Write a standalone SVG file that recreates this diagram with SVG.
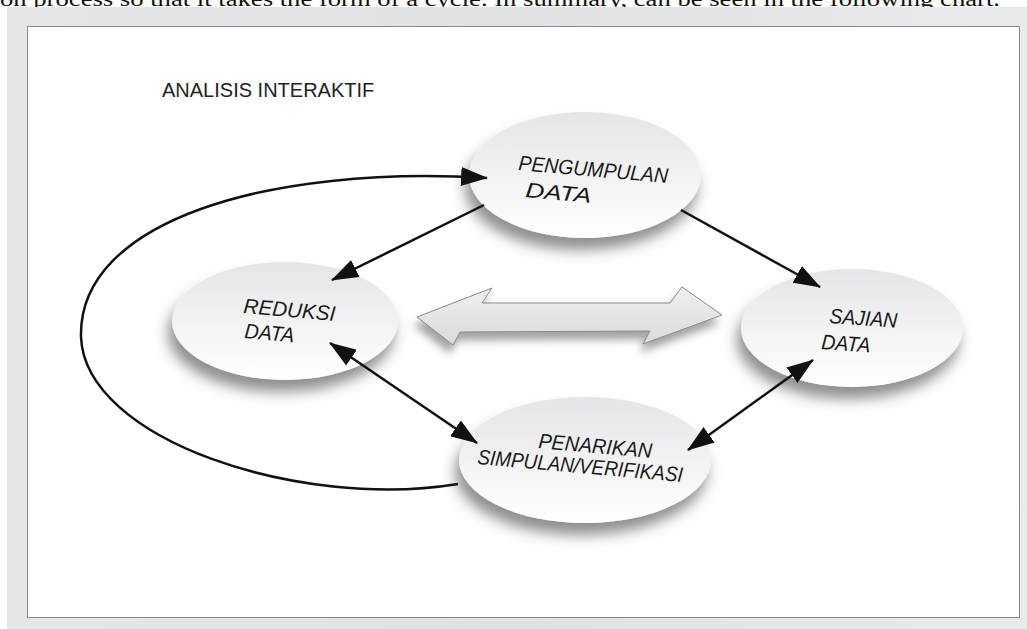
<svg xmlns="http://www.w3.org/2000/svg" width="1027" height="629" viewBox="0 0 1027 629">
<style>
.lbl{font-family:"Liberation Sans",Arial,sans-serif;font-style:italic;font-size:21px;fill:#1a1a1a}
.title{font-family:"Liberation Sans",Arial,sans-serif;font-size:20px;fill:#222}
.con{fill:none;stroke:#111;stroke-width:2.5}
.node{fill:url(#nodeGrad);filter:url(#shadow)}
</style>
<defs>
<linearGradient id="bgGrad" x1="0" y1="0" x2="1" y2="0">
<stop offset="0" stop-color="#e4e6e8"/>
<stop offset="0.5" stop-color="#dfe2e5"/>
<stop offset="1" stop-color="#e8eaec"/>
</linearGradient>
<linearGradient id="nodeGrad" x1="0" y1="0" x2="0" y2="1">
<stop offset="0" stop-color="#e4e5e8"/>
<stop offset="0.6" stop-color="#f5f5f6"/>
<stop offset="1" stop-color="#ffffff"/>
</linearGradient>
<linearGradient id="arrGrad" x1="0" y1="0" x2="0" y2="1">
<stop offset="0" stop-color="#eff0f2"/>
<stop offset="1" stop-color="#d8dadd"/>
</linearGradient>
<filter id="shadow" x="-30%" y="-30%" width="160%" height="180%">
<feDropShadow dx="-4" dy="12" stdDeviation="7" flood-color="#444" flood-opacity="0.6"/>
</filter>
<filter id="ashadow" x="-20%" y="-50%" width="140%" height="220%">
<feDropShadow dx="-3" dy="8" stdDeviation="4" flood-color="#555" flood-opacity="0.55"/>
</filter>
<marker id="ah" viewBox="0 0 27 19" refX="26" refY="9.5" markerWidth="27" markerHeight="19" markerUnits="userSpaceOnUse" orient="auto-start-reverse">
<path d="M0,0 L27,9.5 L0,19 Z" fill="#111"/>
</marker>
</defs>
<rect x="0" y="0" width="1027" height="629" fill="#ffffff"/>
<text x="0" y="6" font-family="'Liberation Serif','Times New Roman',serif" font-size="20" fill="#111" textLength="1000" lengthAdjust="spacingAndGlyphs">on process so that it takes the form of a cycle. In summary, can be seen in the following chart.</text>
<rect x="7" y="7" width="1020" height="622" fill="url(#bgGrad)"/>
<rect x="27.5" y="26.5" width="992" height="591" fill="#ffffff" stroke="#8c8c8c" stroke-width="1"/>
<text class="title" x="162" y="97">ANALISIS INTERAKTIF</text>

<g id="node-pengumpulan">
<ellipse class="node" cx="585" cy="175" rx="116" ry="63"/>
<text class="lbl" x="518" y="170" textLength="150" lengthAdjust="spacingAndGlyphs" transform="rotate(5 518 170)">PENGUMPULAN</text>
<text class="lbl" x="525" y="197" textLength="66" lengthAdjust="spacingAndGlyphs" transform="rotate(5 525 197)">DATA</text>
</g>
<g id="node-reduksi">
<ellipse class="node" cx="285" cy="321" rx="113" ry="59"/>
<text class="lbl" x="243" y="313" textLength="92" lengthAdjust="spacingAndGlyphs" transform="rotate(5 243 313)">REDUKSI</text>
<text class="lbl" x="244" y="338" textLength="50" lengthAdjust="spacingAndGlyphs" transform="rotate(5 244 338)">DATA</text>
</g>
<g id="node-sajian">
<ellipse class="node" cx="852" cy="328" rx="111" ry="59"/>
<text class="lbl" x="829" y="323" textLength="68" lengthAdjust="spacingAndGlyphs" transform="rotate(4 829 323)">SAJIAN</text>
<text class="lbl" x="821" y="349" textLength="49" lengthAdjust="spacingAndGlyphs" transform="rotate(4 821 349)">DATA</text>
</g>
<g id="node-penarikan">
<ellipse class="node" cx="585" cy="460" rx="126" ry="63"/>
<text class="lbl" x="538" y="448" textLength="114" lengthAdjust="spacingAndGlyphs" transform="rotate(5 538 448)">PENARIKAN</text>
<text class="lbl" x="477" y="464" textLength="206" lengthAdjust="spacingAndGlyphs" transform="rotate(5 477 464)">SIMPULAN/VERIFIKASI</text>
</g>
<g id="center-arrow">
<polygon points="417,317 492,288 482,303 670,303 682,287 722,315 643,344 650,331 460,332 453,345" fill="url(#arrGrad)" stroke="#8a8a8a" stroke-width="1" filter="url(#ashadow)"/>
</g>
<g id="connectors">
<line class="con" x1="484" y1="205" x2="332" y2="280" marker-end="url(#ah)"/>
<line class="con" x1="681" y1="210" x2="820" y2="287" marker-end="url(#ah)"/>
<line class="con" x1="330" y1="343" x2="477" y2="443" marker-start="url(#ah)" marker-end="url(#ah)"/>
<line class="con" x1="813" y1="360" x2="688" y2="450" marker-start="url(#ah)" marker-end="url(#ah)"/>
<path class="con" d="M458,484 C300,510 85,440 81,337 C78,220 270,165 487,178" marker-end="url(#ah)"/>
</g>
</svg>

● ● ●

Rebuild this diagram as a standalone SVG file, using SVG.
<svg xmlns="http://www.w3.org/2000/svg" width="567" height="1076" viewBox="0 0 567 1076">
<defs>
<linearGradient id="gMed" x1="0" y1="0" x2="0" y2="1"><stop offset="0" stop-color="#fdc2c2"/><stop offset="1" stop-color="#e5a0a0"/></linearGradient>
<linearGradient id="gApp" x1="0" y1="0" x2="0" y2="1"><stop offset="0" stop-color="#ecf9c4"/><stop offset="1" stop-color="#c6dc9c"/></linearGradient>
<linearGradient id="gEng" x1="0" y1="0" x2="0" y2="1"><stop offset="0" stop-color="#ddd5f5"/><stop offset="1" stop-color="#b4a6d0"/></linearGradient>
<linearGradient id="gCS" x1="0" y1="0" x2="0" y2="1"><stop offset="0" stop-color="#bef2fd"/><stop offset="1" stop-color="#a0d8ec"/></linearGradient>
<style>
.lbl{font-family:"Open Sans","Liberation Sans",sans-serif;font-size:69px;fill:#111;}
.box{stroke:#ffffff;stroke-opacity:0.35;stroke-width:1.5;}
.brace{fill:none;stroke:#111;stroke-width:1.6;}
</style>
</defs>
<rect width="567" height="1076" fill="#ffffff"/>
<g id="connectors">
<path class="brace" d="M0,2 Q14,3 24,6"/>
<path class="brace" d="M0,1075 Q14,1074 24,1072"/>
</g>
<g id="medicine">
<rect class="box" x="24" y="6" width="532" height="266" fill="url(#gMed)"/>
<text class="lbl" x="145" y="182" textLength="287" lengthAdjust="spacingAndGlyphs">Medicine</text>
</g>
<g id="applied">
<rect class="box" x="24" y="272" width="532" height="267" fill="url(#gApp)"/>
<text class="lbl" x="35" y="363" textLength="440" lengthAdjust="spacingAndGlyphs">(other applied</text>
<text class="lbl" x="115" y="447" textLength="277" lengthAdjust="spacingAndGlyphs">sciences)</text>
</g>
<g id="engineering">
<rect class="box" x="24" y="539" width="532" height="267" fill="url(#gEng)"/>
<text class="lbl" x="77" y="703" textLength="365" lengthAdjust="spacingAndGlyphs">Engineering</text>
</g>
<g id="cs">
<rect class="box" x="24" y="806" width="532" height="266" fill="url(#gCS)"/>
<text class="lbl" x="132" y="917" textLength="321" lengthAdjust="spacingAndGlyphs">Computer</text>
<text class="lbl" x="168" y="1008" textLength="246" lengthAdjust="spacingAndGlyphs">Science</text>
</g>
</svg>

● ● ●

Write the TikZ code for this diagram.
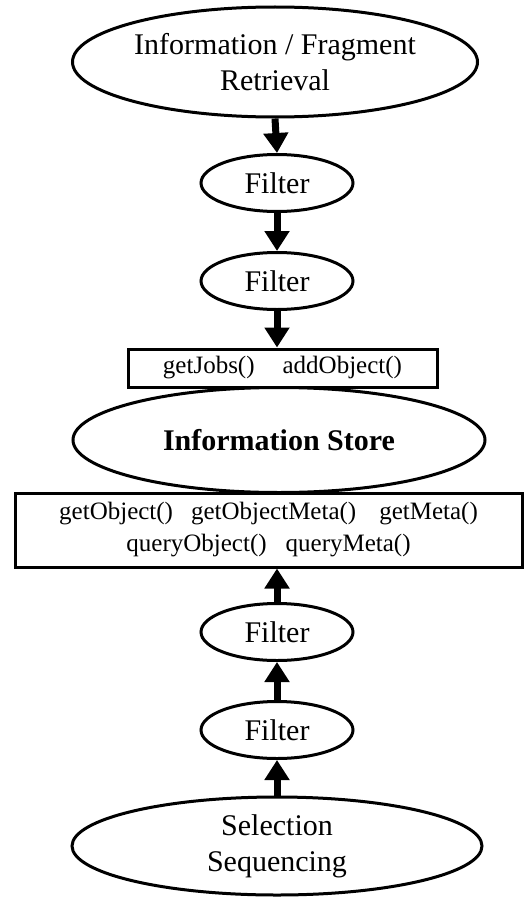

● ● ●

Go through the material and select each line with the string "standalone" in it.

Response:
Write a standalone SVG file that recreates this diagram with SVG.
Rebuild this diagram as a standalone SVG file, using SVG.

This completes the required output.